Congress is trying to pump the brakes on the Iran conflict, and for once, some Republicans are helping.
The Senate voted to advance a resolution directing President Trump to end US military hostilities in Iran, joining a similar move in the House that passed on June 3 with a 215-208 vote. Four Republican representatives crossed the aisle to support the House measure, a detail that matters because it makes this harder to dismiss as pure partisan theater.
The conflict with Iran has been running for roughly three months, having started in March 2026. Crucially, it has done so without explicit congressional authorization, which is exactly the kind of thing the War Powers Resolution of 1973 was designed to prevent.
What happened and why it matters
The Senate cleared a procedural hurdle on May 19, with a 50-47 vote advancing a related resolution. That vote was notable on its own, representing the first time a similar measure had gotten this far after earlier attempts stalled.

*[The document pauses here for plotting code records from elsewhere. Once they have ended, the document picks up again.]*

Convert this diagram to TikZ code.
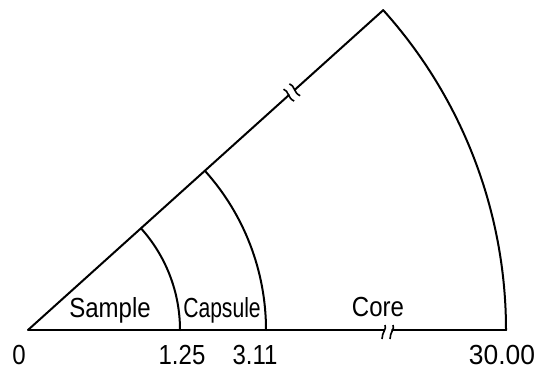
\documentclass[tikz,border=0pt]{standalone}
\usepackage{fontspec}
\setmainfont{Liberation Sans}
\usetikzlibrary{calc}
\begin{document}
\begin{tikzpicture}[x=1pt,y=1pt,
  wline/.style={line width=2pt, line join=round, line cap=round},
  lbl/.style={font=\fontsize{24}{26}\selectfont, inner sep=0pt, yscale=1.15},
  brk/.style={line width=1.6pt}]
\useasboundingbox (0,0) rectangle (545,373);
\coordinate (O) at (28,43);
\coordinate (A) at ($(O)+(478,0)$);
\coordinate (B) at ($(O)+(42:478)$);
% break points
\coordinate (b1) at ($(O)+(356,0)$);
\coordinate (b2) at ($(O)+(364,0)$);
\coordinate (c1) at ($(O)+(42:351)$);
\coordinate (c2) at ($(O)+(42:359)$);
% rays
\draw[wline] (O) -- (b1);
\draw[wline] (b2) -- (A);
\draw[wline] (O) -- (c1);
\draw[wline] (c2) -- (B);
% arcs
\draw[wline] ($(O)+(152,0)$) arc (0:42:152);
\draw[wline] ($(O)+(238,0)$) arc (0:42:238);
\draw[wline] (A) arc (0:42:478);
% break marks
\begin{scope}[shift={(b1)}]
  \draw[brk] (1,5) .. controls (3,1) and (-2,-2) .. (-2,-9);
\end{scope}
\begin{scope}[shift={(b2)}]
  \draw[brk] (1,5) .. controls (3,1) and (-2,-2) .. (-2,-9);
\end{scope}
\begin{scope}[shift={(c1)}, rotate=42]
  \draw[brk] (0,8) .. controls (3,3) and (-3,-1) .. (0,-8);
\end{scope}
\begin{scope}[shift={(c2)}, rotate=42]
  \draw[brk] (0,8) .. controls (3,3) and (-3,-1) .. (0,-8);
\end{scope}
% labels
\node[lbl] (sample) at (110,63) {Sample};
\node[lbl, xscale=0.88] (capsule) at (222,63) {Capsule};
\node[lbl] (core) at (378,66) {Core};
\node[lbl] (l0) at (19,18) {0};
\node[lbl] (l1) at (182,18) {1.25};
\node[lbl] (l2) at (255,18) {3.11};
\node[lbl, xscale=1.1] (l3) at (502,18) {30.00};
\end{tikzpicture}
\end{document}
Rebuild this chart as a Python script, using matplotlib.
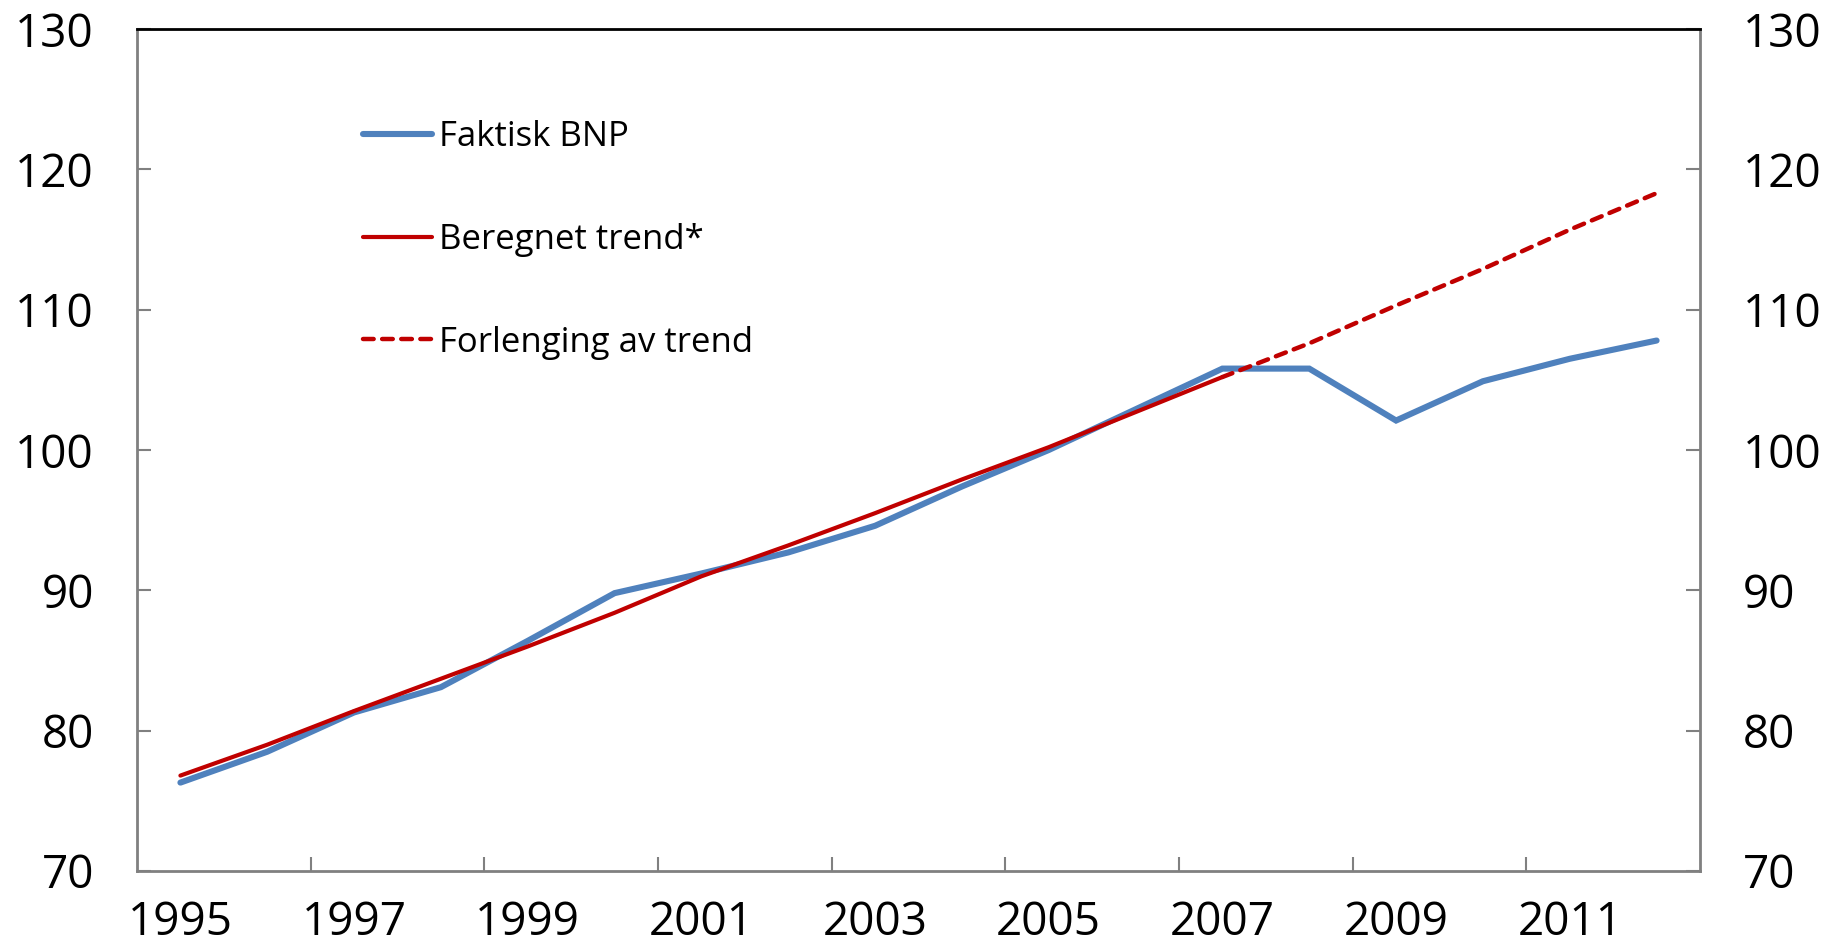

The House resolution was led by Rep. Gregory Meeks (D-NY), while Sen. Tim Kaine (D-VA) has been the Senate’s most prominent advocate. Both lawmakers have explicitly framed their arguments around the War Powers Resolution, the post-Vietnam law that requires the president to notify Congress within 48 hours of committing forces and limits unauthorized deployments to 60 days.
The political pressure here is not purely constitutional. Gas prices in the US have risen roughly 50% since the conflict began, a number that tends to focus legislative minds considerably.
Here’s the thing about these resolutions, though. They are largely viewed as symbolic. The House measure is structured as a concurrent resolution, meaning it does not require a presidential signature to pass Congress. That sounds like a workaround, but it also means it may lack the legal teeth of binding legislation. If pursued as a joint resolution, it would need Trump’s signature, which is not coming, or a veto override, which requires two-thirds support in both chambers. Neither scenario looks likely given current vote margins.
The bigger picture for markets and investors
The more immediate market question is what happens next legislatively. A presidential veto remains the most likely outcome if either chamber passes a binding version of the resolution. A veto override would require levels of Republican defection that have not materialized yet. Four House Republicans crossing over is notable; the roughly 70 needed for an override is a different conversation entirely.